▸ **Source material**
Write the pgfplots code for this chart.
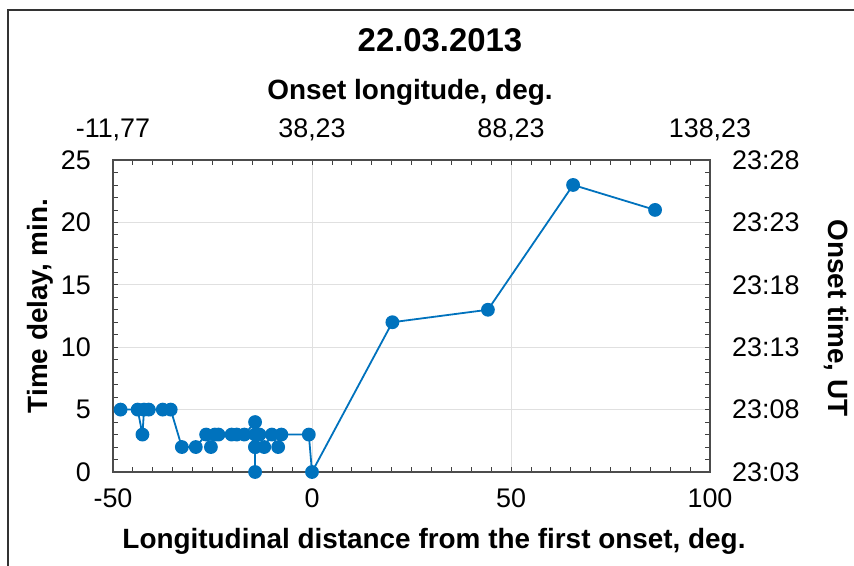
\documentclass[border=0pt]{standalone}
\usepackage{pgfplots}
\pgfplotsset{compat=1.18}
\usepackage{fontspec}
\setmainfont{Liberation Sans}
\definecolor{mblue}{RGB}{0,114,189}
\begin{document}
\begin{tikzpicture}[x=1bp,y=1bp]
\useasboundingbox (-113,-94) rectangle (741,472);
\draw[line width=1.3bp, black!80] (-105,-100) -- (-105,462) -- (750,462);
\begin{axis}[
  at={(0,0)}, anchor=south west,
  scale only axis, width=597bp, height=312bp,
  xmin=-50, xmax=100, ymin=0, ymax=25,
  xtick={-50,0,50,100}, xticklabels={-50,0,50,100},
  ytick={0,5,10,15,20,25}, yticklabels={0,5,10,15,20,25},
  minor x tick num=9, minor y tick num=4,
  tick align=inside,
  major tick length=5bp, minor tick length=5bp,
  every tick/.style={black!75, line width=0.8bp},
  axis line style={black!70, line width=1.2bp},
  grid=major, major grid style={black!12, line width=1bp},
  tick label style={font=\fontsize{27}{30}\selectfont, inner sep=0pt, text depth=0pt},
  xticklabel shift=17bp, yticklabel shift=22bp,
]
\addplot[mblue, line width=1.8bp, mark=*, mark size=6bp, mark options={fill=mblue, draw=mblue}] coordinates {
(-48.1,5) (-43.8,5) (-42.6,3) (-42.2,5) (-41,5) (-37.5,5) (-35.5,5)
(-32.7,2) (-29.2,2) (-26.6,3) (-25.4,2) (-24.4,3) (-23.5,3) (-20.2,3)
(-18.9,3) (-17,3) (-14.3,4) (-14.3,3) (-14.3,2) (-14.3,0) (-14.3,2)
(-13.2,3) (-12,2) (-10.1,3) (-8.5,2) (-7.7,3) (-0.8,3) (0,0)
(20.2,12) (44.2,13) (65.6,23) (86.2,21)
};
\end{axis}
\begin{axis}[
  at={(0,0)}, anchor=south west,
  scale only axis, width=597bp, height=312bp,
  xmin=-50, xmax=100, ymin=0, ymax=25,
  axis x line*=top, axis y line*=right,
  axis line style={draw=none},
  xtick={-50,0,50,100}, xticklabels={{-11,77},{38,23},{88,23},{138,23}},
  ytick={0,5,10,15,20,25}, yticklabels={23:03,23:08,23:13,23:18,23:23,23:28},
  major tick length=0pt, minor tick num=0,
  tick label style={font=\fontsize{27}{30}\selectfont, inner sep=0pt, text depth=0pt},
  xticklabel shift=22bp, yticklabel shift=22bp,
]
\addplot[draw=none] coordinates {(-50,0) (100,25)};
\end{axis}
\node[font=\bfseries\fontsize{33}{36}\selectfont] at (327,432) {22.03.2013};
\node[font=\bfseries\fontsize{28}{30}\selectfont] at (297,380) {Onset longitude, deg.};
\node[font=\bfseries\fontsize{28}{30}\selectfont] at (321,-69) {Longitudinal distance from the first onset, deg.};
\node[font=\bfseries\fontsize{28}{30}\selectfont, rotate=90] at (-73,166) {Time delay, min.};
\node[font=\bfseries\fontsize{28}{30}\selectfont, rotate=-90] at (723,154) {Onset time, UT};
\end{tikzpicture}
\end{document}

▸ **Task instructions**
Omit the pictures, and quote the material above exactly as given.

▸ **Exercise solution**
Write the pgfplots code for this chart.
\documentclass[border=0pt]{standalone}
\usepackage{pgfplots}
\pgfplotsset{compat=1.18}
\usepackage{fontspec}
\setmainfont{Liberation Sans}
\definecolor{mblue}{RGB}{0,114,189}
\begin{document}
\begin{tikzpicture}[x=1bp,y=1bp]
\useasboundingbox (-113,-94) rectangle (741,472);
\draw[line width=1.3bp, black!80] (-105,-100) -- (-105,462) -- (750,462);
\begin{axis}[
  at={(0,0)}, anchor=south west,
  scale only axis, width=597bp, height=312bp,
  xmin=-50, xmax=100, ymin=0, ymax=25,
  xtick={-50,0,50,100}, xticklabels={-50,0,50,100},
  ytick={0,5,10,15,20,25}, yticklabels={0,5,10,15,20,25},
  minor x tick num=9, minor y tick num=4,
  tick align=inside,
  major tick length=5bp, minor tick length=5bp,
  every tick/.style={black!75, line width=0.8bp},
  axis line style={black!70, line width=1.2bp},
  grid=major, major grid style={black!12, line width=1bp},
  tick label style={font=\fontsize{27}{30}\selectfont, inner sep=0pt, text depth=0pt},
  xticklabel shift=17bp, yticklabel shift=22bp,
]
\addplot[mblue, line width=1.8bp, mark=*, mark size=6bp, mark options={fill=mblue, draw=mblue}] coordinates {
(-48.1,5) (-43.8,5) (-42.6,3) (-42.2,5) (-41,5) (-37.5,5) (-35.5,5)
(-32.7,2) (-29.2,2) (-26.6,3) (-25.4,2) (-24.4,3) (-23.5,3) (-20.2,3)
(-18.9,3) (-17,3) (-14.3,4) (-14.3,3) (-14.3,2) (-14.3,0) (-14.3,2)
(-13.2,3) (-12,2) (-10.1,3) (-8.5,2) (-7.7,3) (-0.8,3) (0,0)
(20.2,12) (44.2,13) (65.6,23) (86.2,21)
};
\end{axis}
\begin{axis}[
  at={(0,0)}, anchor=south west,
  scale only axis, width=597bp, height=312bp,
  xmin=-50, xmax=100, ymin=0, ymax=25,
  axis x line*=top, axis y line*=right,
  axis line style={draw=none},
  xtick={-50,0,50,100}, xticklabels={{-11,77},{38,23},{88,23},{138,23}},
  ytick={0,5,10,15,20,25}, yticklabels={23:03,23:08,23:13,23:18,23:23,23:28},
  major tick length=0pt, minor tick num=0,
  tick label style={font=\fontsize{27}{30}\selectfont, inner sep=0pt, text depth=0pt},
  xticklabel shift=22bp, yticklabel shift=22bp,
]
\addplot[draw=none] coordinates {(-50,0) (100,25)};
\end{axis}
\node[font=\bfseries\fontsize{33}{36}\selectfont] at (327,432) {22.03.2013};
\node[font=\bfseries\fontsize{28}{30}\selectfont] at (297,380) {Onset longitude, deg.};
\node[font=\bfseries\fontsize{28}{30}\selectfont] at (321,-69) {Longitudinal distance from the first onset, deg.};
\node[font=\bfseries\fontsize{28}{30}\selectfont, rotate=90] at (-73,166) {Time delay, min.};
\node[font=\bfseries\fontsize{28}{30}\selectfont, rotate=-90] at (723,154) {Onset time, UT};
\end{tikzpicture}
\end{document}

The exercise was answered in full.